I find stories and poems all around the house, on various devices, and in journals. Many times, the words are unfamiliar. I write in the dark hours between the late news and the good morning shows. My muses have no respect for schedules or appointments. When they awaken from slumber, they tap on my forehead, hands, and neck.
I type choppy sentences, hackneyed phrases, and alliterative descriptions as first drafts. Then, I email the pieces to myself for further inspection. I look them over the next morning, weeks later, or whenever I need something to provide inspiration. The hideous ideas are never revealed. Some ditties sound clever and pithy at 3 a.m. After lunch, they cannot stand tall against a careful editor’s eye.
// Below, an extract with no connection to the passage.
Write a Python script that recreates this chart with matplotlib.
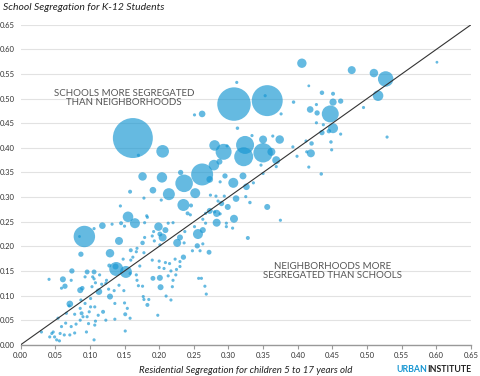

I have filled a cargo container’s worth of paper with my scribbles. Five self-published books have come out of these musings. When I was eleven and carrying bushels of reading material home from the library, I could not have foreseen myself seeing my work on the shelf of our local branch. It was the fulfillment of a dream that my heart must have kept secret from me!
Whether or not my words are ever appreciated by another soul, I keep going. I describe the ordinary minutiae of my daily existence. I write letters to souls who are no longer on this plane. I try to teach and inspire. I make abstract thoughts shake off their sharp edges. I put words together so that I can add reason, intention, consequences, and order to mystifying experiences. I am scrawling a cow on a cave wall with bits of charcoal so that descendants will look it over and ponder what I have seen, felt, dreamed about, feared, and loved.
My footprint is irregular, unbalanced, and indiscernible at times. I hope the mark I leave on the world has a purer, more fetching form.